Gaveshaka discusses early happenings
Significant events in May
An English newspaper
On May 3, 1837, the 'Ceylon Chronicle' newspaper was first published. The publication of newspapers independent of Government began after the arrival of Sir Robert Wilmot Horton as Governor in October 1831. Within three months of his arrival, the 'Colombo Journal' was started under the auspices of the Government. It was edited by George Lee, the Superintendent of the Government Press where it was printed.

On February 4, 1834, a group of European merchants in Colombo started 'The Observer and Commercial Advertiser' which attacked Governor Horton's government. It was to defend the administration that the 'Ceylon Chronicle' was started privately aided by the Governor and conducted by "a Committee of Gentlemen". The newspaper was edited by Rev. Samuel Owen Glenie, the Colonial Chaplain of St Paul's, later Archdeacon of Colombo. He retired after the Bishop objected to him being associated with the newspaper and he was succeeded by George Lee who was by then Postmaster-General, as editor. The newspaper did not last very long and folded up on September 3, 1838.

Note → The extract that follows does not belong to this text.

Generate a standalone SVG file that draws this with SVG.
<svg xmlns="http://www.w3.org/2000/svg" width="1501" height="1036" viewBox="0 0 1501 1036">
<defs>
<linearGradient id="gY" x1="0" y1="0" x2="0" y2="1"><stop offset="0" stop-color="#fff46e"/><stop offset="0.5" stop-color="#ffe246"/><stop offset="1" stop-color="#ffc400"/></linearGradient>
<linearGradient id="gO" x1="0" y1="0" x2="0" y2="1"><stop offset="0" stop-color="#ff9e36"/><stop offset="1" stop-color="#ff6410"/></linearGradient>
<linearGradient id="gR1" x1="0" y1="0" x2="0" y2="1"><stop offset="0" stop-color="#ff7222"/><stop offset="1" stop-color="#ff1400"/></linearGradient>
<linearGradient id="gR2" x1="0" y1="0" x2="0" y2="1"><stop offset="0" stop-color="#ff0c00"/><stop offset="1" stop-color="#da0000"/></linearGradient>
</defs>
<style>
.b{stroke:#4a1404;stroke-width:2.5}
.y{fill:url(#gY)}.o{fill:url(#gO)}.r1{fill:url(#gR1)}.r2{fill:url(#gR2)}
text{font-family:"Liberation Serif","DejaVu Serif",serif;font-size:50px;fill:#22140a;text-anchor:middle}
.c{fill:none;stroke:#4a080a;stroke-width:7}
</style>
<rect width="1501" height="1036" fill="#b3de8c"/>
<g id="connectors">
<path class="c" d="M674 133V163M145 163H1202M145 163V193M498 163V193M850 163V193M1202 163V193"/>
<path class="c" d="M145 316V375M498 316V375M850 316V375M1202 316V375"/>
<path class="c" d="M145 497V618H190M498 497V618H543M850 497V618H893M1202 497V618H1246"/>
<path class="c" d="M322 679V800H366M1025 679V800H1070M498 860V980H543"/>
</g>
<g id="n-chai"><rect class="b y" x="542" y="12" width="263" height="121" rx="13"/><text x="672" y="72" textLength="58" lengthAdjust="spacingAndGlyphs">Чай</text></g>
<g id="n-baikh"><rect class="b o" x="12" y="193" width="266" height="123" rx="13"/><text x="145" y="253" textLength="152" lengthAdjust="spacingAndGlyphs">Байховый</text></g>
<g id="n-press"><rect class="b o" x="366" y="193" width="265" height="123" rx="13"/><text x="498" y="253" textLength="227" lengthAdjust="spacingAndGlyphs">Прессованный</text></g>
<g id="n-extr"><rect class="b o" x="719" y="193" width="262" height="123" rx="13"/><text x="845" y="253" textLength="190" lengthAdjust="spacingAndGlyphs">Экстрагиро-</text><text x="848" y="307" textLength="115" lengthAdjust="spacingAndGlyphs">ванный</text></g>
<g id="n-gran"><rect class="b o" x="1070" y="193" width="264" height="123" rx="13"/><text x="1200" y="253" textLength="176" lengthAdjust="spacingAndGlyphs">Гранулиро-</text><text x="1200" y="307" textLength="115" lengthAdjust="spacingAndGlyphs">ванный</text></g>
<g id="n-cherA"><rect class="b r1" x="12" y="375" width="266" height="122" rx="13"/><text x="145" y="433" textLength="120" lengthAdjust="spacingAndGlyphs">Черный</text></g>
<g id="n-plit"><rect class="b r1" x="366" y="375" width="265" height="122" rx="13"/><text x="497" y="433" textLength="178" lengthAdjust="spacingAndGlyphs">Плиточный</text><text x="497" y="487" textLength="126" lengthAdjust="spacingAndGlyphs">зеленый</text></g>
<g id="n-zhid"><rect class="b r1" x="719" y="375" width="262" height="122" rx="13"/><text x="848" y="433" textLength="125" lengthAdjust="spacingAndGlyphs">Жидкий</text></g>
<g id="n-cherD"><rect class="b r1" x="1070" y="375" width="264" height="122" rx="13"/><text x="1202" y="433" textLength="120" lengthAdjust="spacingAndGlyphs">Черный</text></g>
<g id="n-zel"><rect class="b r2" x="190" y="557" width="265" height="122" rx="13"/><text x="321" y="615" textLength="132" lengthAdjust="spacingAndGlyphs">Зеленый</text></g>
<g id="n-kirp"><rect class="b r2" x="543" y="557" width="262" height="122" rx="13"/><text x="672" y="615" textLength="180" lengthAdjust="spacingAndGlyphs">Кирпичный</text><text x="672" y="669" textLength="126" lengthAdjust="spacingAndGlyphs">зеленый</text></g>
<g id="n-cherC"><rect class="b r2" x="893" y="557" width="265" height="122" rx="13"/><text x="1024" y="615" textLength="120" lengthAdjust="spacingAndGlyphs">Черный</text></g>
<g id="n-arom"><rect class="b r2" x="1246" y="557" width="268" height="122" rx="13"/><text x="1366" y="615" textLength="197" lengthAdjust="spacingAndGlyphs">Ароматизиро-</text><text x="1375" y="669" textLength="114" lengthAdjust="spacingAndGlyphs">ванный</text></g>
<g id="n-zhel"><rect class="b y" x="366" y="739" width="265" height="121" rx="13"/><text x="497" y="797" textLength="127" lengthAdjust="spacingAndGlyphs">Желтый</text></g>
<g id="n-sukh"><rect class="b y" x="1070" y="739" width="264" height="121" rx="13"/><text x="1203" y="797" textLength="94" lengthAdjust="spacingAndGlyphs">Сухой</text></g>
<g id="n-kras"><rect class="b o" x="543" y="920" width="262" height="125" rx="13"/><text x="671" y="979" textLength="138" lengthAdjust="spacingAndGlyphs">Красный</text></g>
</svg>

The press used by the 'Chronicle' was bought up by one Mackenzie Ross who started the 'Ceylon Herald' four days after the 'Chronicle' ceased publication. This paper also opposed the Government until in 1842 it was bought up by James Laing, the Deputy Postmaster in Kandy who supported the Government. By and large the press took the cause of the British planters and merchants and helped this class to press their claims on the Government.

While the early English newspapers did not last very long, the 'Observer' survived and remains the oldest English newspaper in the country. It is interesting to learn how the paper introduced itself to the public on February 4, 1834. "The first number is furnished gratis, inviting those who are inclined to favour a free Press to become subscribers… at 12 shillings a quarter. We appear before a public, fully aware of the difficulties we have to encounter, and from whom we hope for every indulgence, encouragement and support…

Pioneer in the trade union movement
Trade unionist, politician and diplomat Alexander Ekanayake ( A E ) Goonesinghe was born on May 1, 1891 in Kandy and after having his early education ay Dharmaraja College, Kandy, moved over to St. Joseph's College, Colombo. Generally regarded as the father of the country's trade union movement, he was the founder secretary of the Young Lanka League. He organized a public meeting of the League in 1915 to record its protest at the completion of 100 years British rule.

In 1918, he conducted a resistance movement against the levy of the poll tax and was forced to break metal for the construction and repair of roads for refusing to pay the tax. While breaking metal he saw at first hand the bitter plight of the workers and formed the Ceylon Labour Union in 1922. In the same year, the poll tax was abolished.

Goonesinghe championed the cause of the workers for the next 30 years.
He entered politics as a member of the Colombo Municipal Council of which he became Mayor in 1940. He was a member of the State Council and was elected MP for Colombo Cenrtal in the House of Representatives in 1947. He became Minister without Portfolio in the D. S. Senanayake Cabinet. A keen Buddhist activist, he later served as Ambassador in Indonesia and Burma. He died on, August 1, 1967.

Saradiel's end
On May 7, 1864 Utuwankande Sardiel who was arrested on March 22, 1864 was hanged. He was only 29 years of age at the time. Though he was arrested a couple of times, he managed to escape. He was first captured in 1862 by Abdul Cader by the brother-in-law of Baba Sara, the village constable of Utuwankanda. As he was being taken to Colombo in a bullock-cart, in the company of Haramanis, his step-father, he escaped into the jungle and Baba Sara was dismissed from the post of constable.

When he was at Utuwankanda, several attacks were made on the rock but he could not be captured. It is said that a force of 3000 men were used to capture him. He and a friend were found in a house at Mawanella playing cards when they were arrested. That was the end of the daring life of Sri Lanka's Robin Hood.